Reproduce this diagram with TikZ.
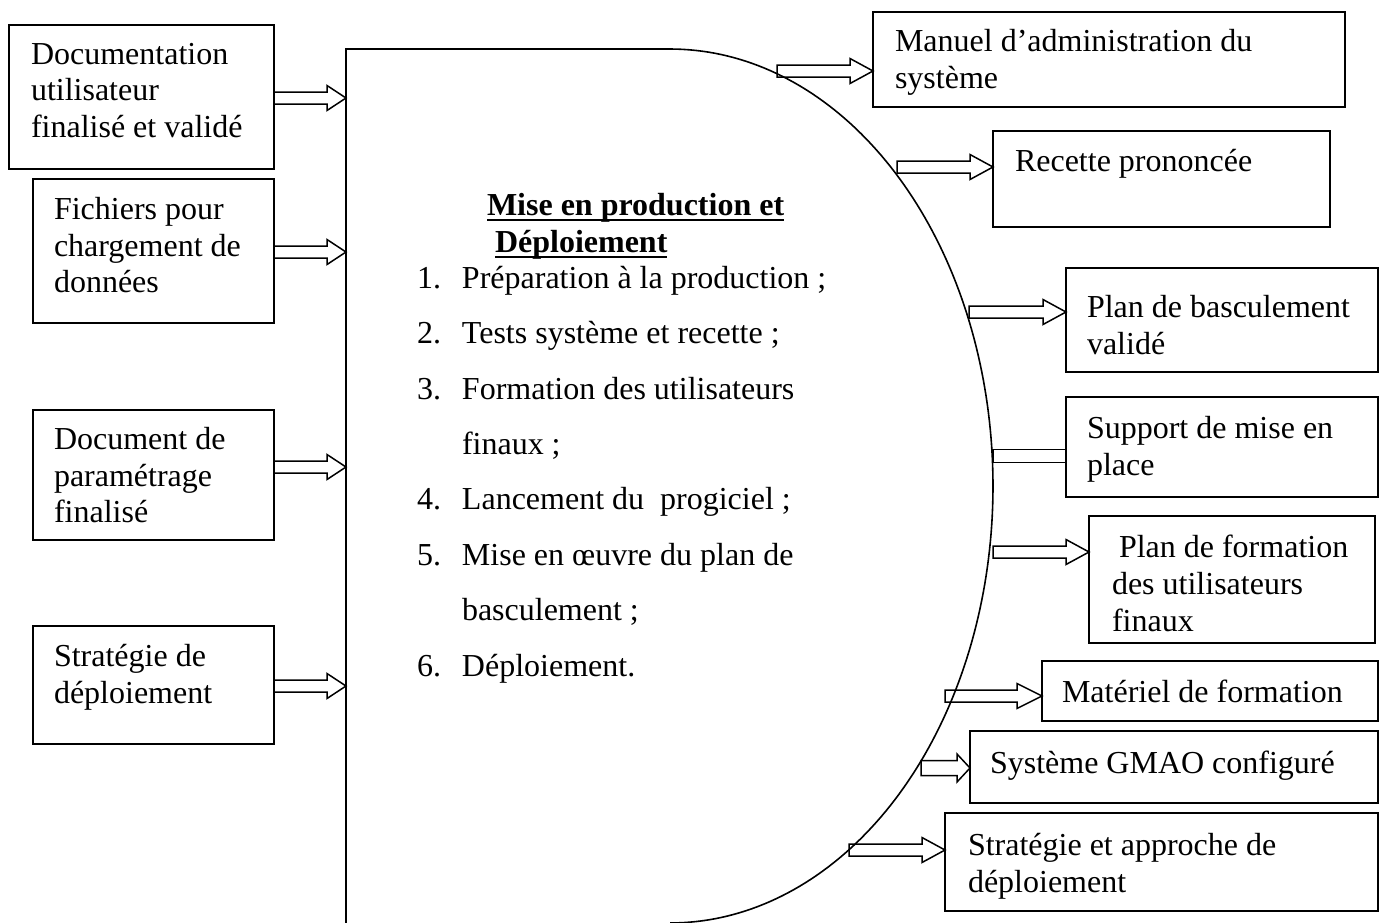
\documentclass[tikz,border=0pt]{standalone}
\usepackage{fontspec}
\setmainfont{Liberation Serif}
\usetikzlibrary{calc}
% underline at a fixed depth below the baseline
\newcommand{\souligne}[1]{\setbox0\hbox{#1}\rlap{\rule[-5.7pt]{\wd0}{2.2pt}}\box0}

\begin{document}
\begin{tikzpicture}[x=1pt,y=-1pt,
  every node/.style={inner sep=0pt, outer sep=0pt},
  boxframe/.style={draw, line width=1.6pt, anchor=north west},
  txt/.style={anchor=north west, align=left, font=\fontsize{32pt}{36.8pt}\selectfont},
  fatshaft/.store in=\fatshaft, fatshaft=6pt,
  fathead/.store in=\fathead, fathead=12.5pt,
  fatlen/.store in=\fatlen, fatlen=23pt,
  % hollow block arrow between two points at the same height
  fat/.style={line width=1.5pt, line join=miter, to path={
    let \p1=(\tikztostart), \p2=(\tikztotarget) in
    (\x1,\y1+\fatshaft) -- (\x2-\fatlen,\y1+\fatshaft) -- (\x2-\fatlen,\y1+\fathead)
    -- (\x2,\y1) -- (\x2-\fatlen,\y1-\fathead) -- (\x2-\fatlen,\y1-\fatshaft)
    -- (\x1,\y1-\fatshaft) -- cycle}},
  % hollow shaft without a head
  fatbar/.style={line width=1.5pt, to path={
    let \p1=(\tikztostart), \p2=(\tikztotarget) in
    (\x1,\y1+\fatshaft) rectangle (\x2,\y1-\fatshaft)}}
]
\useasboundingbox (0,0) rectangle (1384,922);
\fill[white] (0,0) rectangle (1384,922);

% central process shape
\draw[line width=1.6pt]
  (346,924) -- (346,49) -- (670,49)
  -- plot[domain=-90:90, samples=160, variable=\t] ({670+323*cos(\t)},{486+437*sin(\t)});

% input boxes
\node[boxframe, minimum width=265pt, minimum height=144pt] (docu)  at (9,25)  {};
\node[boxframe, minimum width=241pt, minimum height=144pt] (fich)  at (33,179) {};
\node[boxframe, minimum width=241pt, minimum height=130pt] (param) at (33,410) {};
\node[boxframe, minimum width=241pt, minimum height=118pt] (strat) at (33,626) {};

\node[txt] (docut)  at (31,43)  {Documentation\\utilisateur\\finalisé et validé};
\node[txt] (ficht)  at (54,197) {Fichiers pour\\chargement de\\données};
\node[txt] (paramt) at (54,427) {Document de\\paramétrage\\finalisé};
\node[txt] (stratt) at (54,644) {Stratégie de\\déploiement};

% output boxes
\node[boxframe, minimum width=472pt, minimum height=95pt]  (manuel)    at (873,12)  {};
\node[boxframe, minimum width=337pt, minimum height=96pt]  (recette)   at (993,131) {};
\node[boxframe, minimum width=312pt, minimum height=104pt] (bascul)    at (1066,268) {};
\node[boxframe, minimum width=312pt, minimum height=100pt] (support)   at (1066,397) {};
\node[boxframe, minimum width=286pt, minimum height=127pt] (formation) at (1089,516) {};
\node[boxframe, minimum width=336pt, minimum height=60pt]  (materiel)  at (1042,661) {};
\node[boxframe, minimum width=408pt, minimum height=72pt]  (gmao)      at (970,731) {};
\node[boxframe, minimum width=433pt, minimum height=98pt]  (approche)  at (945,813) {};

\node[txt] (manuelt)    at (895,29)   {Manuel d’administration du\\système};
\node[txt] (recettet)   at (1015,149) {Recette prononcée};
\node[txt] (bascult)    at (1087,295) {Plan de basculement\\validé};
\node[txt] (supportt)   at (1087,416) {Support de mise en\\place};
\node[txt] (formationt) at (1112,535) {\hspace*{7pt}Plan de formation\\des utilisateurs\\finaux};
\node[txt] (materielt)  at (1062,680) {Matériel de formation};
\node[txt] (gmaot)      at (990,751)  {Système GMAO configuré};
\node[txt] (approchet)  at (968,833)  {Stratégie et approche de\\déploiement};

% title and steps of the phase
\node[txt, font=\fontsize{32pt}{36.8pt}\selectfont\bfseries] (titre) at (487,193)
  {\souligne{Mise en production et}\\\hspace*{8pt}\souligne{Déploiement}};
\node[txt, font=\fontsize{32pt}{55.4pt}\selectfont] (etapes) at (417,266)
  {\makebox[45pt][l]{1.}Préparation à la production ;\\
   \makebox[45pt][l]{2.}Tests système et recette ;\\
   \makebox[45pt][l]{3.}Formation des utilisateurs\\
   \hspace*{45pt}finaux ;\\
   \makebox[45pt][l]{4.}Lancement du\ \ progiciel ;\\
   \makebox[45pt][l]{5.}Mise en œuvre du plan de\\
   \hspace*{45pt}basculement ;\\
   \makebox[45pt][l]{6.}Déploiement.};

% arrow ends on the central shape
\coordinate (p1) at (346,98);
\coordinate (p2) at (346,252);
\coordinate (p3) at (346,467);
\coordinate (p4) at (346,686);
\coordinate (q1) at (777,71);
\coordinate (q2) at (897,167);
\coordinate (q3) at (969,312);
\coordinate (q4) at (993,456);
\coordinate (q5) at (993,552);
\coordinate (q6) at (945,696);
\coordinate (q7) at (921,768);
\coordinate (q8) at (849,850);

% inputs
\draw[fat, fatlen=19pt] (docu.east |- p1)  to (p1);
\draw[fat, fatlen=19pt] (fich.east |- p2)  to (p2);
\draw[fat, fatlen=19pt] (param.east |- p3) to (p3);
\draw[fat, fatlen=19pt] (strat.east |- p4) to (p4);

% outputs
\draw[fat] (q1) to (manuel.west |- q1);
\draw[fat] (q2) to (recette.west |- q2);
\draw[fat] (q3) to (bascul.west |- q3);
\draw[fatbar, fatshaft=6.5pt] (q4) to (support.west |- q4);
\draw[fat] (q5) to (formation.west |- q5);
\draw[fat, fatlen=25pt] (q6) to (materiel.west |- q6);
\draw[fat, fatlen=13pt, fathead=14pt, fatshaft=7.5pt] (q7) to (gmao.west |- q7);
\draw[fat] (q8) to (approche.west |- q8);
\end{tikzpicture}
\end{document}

WHAT TO PRODUCE → Write the listing out a second time exactly, dropping all images.

SOLUTION TO THIS TASK →
Reproduce this diagram with TikZ.
\documentclass[tikz,border=0pt]{standalone}
\usepackage{fontspec}
\setmainfont{Liberation Serif}
\usetikzlibrary{calc}
% underline at a fixed depth below the baseline
\newcommand{\souligne}[1]{\setbox0\hbox{#1}\rlap{\rule[-5.7pt]{\wd0}{2.2pt}}\box0}

\begin{document}
\begin{tikzpicture}[x=1pt,y=-1pt,
  every node/.style={inner sep=0pt, outer sep=0pt},
  boxframe/.style={draw, line width=1.6pt, anchor=north west},
  txt/.style={anchor=north west, align=left, font=\fontsize{32pt}{36.8pt}\selectfont},
  fatshaft/.store in=\fatshaft, fatshaft=6pt,
  fathead/.store in=\fathead, fathead=12.5pt,
  fatlen/.store in=\fatlen, fatlen=23pt,
  % hollow block arrow between two points at the same height
  fat/.style={line width=1.5pt, line join=miter, to path={
    let \p1=(\tikztostart), \p2=(\tikztotarget) in
    (\x1,\y1+\fatshaft) -- (\x2-\fatlen,\y1+\fatshaft) -- (\x2-\fatlen,\y1+\fathead)
    -- (\x2,\y1) -- (\x2-\fatlen,\y1-\fathead) -- (\x2-\fatlen,\y1-\fatshaft)
    -- (\x1,\y1-\fatshaft) -- cycle}},
  % hollow shaft without a head
  fatbar/.style={line width=1.5pt, to path={
    let \p1=(\tikztostart), \p2=(\tikztotarget) in
    (\x1,\y1+\fatshaft) rectangle (\x2,\y1-\fatshaft)}}
]
\useasboundingbox (0,0) rectangle (1384,922);
\fill[white] (0,0) rectangle (1384,922);

% central process shape
\draw[line width=1.6pt]
  (346,924) -- (346,49) -- (670,49)
  -- plot[domain=-90:90, samples=160, variable=\t] ({670+323*cos(\t)},{486+437*sin(\t)});

% input boxes
\node[boxframe, minimum width=265pt, minimum height=144pt] (docu)  at (9,25)  {};
\node[boxframe, minimum width=241pt, minimum height=144pt] (fich)  at (33,179) {};
\node[boxframe, minimum width=241pt, minimum height=130pt] (param) at (33,410) {};
\node[boxframe, minimum width=241pt, minimum height=118pt] (strat) at (33,626) {};

\node[txt] (docut)  at (31,43)  {Documentation\\utilisateur\\finalisé et validé};
\node[txt] (ficht)  at (54,197) {Fichiers pour\\chargement de\\données};
\node[txt] (paramt) at (54,427) {Document de\\paramétrage\\finalisé};
\node[txt] (stratt) at (54,644) {Stratégie de\\déploiement};

% output boxes
\node[boxframe, minimum width=472pt, minimum height=95pt]  (manuel)    at (873,12)  {};
\node[boxframe, minimum width=337pt, minimum height=96pt]  (recette)   at (993,131) {};
\node[boxframe, minimum width=312pt, minimum height=104pt] (bascul)    at (1066,268) {};
\node[boxframe, minimum width=312pt, minimum height=100pt] (support)   at (1066,397) {};
\node[boxframe, minimum width=286pt, minimum height=127pt] (formation) at (1089,516) {};
\node[boxframe, minimum width=336pt, minimum height=60pt]  (materiel)  at (1042,661) {};
\node[boxframe, minimum width=408pt, minimum height=72pt]  (gmao)      at (970,731) {};
\node[boxframe, minimum width=433pt, minimum height=98pt]  (approche)  at (945,813) {};

\node[txt] (manuelt)    at (895,29)   {Manuel d’administration du\\système};
\node[txt] (recettet)   at (1015,149) {Recette prononcée};
\node[txt] (bascult)    at (1087,295) {Plan de basculement\\validé};
\node[txt] (supportt)   at (1087,416) {Support de mise en\\place};
\node[txt] (formationt) at (1112,535) {\hspace*{7pt}Plan de formation\\des utilisateurs\\finaux};
\node[txt] (materielt)  at (1062,680) {Matériel de formation};
\node[txt] (gmaot)      at (990,751)  {Système GMAO configuré};
\node[txt] (approchet)  at (968,833)  {Stratégie et approche de\\déploiement};

% title and steps of the phase
\node[txt, font=\fontsize{32pt}{36.8pt}\selectfont\bfseries] (titre) at (487,193)
  {\souligne{Mise en production et}\\\hspace*{8pt}\souligne{Déploiement}};
\node[txt, font=\fontsize{32pt}{55.4pt}\selectfont] (etapes) at (417,266)
  {\makebox[45pt][l]{1.}Préparation à la production ;\\
   \makebox[45pt][l]{2.}Tests système et recette ;\\
   \makebox[45pt][l]{3.}Formation des utilisateurs\\
   \hspace*{45pt}finaux ;\\
   \makebox[45pt][l]{4.}Lancement du\ \ progiciel ;\\
   \makebox[45pt][l]{5.}Mise en œuvre du plan de\\
   \hspace*{45pt}basculement ;\\
   \makebox[45pt][l]{6.}Déploiement.};

% arrow ends on the central shape
\coordinate (p1) at (346,98);
\coordinate (p2) at (346,252);
\coordinate (p3) at (346,467);
\coordinate (p4) at (346,686);
\coordinate (q1) at (777,71);
\coordinate (q2) at (897,167);
\coordinate (q3) at (969,312);
\coordinate (q4) at (993,456);
\coordinate (q5) at (993,552);
\coordinate (q6) at (945,696);
\coordinate (q7) at (921,768);
\coordinate (q8) at (849,850);

% inputs
\draw[fat, fatlen=19pt] (docu.east |- p1)  to (p1);
\draw[fat, fatlen=19pt] (fich.east |- p2)  to (p2);
\draw[fat, fatlen=19pt] (param.east |- p3) to (p3);
\draw[fat, fatlen=19pt] (strat.east |- p4) to (p4);

% outputs
\draw[fat] (q1) to (manuel.west |- q1);
\draw[fat] (q2) to (recette.west |- q2);
\draw[fat] (q3) to (bascul.west |- q3);
\draw[fatbar, fatshaft=6.5pt] (q4) to (support.west |- q4);
\draw[fat] (q5) to (formation.west |- q5);
\draw[fat, fatlen=25pt] (q6) to (materiel.west |- q6);
\draw[fat, fatlen=13pt, fathead=14pt, fatshaft=7.5pt] (q7) to (gmao.west |- q7);
\draw[fat] (q8) to (approche.west |- q8);
\end{tikzpicture}
\end{document}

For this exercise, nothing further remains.